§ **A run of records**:
····················

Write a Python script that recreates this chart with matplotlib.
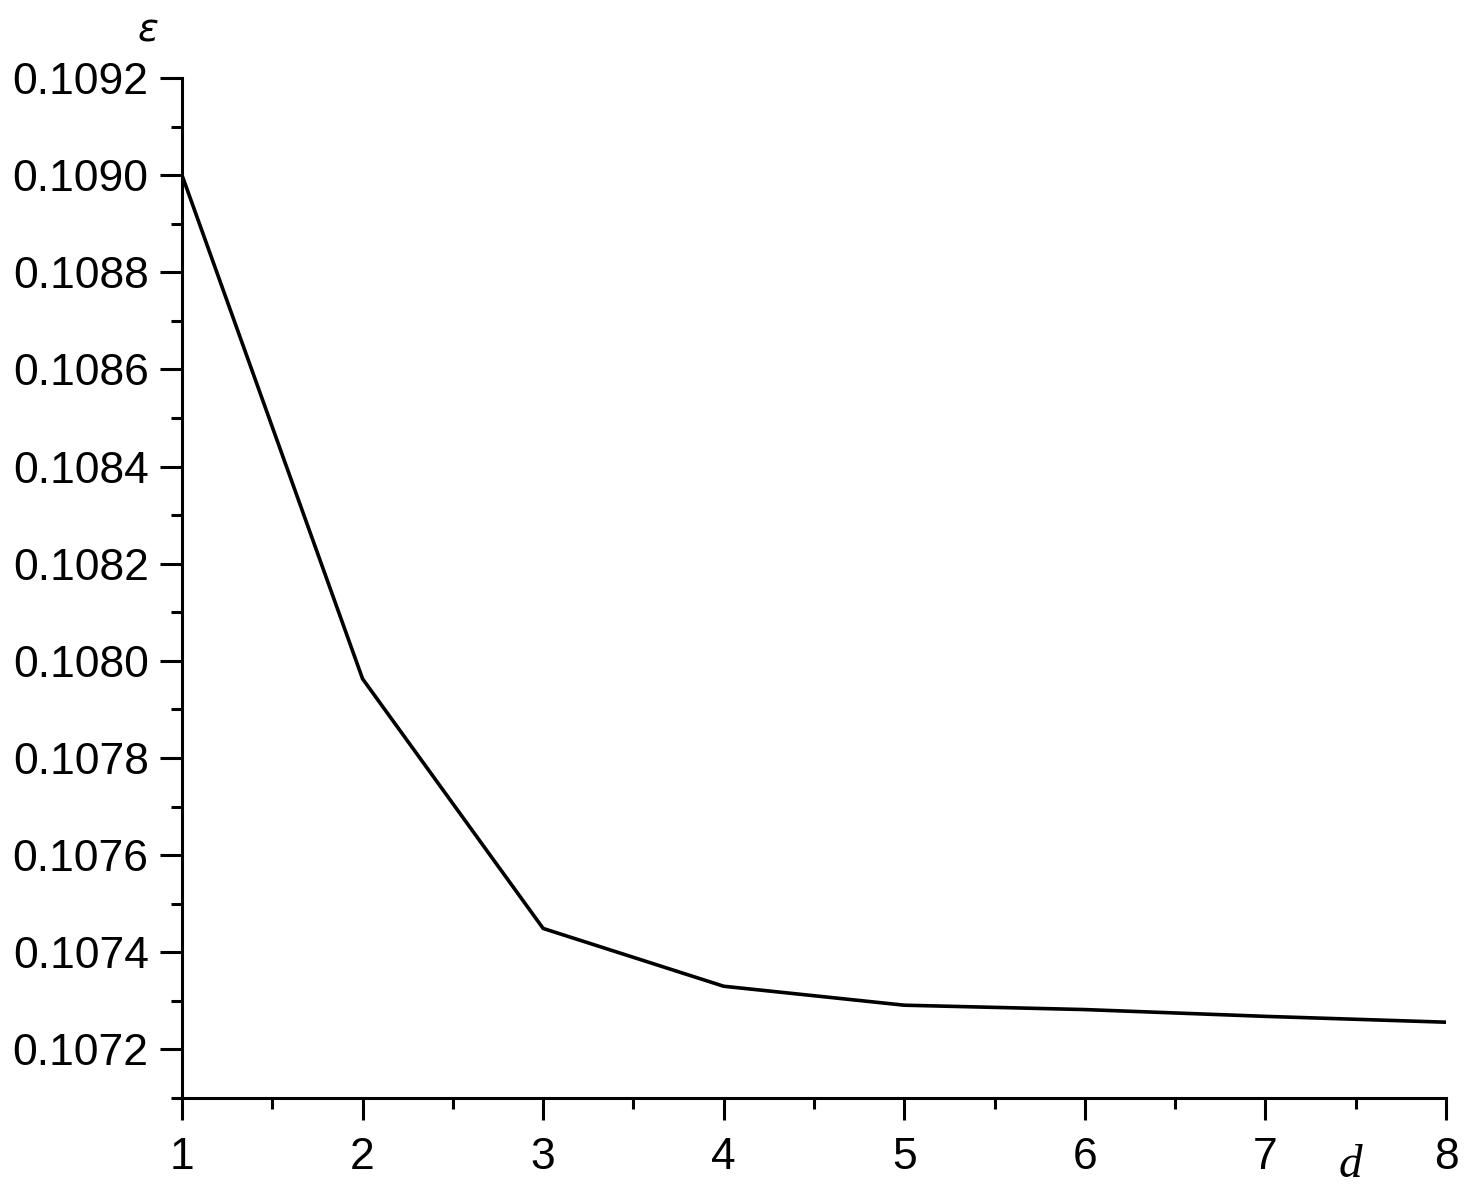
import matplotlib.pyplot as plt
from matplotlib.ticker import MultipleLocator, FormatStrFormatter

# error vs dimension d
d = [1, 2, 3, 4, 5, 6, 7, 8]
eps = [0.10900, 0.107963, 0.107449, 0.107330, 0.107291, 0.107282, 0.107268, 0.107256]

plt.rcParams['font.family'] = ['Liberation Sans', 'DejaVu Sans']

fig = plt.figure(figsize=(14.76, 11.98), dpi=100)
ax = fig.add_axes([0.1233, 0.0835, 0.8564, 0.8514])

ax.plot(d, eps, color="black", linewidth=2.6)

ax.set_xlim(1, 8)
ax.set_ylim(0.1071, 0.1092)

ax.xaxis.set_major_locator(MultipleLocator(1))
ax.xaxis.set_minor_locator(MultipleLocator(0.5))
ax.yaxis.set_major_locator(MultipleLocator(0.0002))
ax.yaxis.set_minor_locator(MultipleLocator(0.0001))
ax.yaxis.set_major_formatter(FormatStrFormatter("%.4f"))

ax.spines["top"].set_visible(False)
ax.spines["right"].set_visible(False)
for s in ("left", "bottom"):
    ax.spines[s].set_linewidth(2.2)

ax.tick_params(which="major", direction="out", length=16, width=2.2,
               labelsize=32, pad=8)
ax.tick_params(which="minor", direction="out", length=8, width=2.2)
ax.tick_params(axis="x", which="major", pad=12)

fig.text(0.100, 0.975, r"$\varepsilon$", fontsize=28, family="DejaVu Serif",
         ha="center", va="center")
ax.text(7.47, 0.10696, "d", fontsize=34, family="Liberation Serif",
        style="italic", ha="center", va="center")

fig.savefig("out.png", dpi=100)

····················

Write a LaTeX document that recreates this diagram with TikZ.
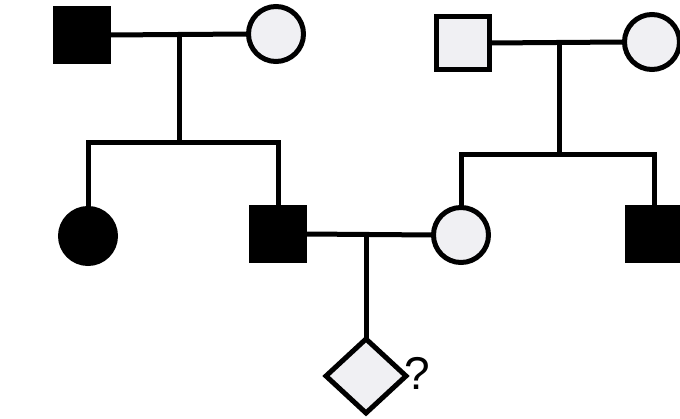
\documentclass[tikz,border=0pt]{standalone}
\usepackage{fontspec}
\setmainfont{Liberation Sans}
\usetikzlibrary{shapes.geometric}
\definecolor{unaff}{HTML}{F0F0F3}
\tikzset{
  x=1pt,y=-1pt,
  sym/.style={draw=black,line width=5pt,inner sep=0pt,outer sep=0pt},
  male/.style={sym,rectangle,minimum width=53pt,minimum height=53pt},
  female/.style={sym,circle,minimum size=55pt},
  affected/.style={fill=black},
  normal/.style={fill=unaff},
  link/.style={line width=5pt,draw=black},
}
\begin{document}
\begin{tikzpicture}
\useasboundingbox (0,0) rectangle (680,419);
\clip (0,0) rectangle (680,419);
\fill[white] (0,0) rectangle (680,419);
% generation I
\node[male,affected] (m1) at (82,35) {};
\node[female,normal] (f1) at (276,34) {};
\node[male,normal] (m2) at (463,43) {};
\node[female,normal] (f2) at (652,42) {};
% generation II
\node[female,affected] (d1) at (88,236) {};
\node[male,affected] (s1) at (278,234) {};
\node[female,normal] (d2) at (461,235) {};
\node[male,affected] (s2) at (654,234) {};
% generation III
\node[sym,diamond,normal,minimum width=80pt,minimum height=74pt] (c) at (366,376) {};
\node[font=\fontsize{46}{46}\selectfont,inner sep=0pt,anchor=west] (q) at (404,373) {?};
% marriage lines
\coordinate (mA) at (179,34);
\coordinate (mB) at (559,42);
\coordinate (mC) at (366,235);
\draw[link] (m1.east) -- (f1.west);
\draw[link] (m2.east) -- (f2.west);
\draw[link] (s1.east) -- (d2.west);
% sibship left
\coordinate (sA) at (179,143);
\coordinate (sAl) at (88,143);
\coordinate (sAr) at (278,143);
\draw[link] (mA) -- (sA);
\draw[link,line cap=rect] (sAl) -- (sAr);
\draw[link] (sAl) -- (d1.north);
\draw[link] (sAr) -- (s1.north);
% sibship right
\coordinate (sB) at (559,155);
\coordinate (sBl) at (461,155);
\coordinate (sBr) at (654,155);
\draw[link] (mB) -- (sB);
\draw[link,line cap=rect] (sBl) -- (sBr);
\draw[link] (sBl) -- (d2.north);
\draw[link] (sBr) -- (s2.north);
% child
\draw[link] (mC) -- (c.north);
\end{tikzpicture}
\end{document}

····················

§ **TASK**: Print the line above containing "Write a Python", the line containing "plt.rcParams['font.family'] = ['Liberation", and everything between them, exactly as written. Pictures stay out.

§ **RESPONSE TO THIS EXERCISE**:
Write a Python script that recreates this chart with matplotlib.
import matplotlib.pyplot as plt
from matplotlib.ticker import MultipleLocator, FormatStrFormatter

# error vs dimension d
d = [1, 2, 3, 4, 5, 6, 7, 8]
eps = [0.10900, 0.107963, 0.107449, 0.107330, 0.107291, 0.107282, 0.107268, 0.107256]

plt.rcParams['font.family'] = ['Liberation Sans', 'DejaVu Sans']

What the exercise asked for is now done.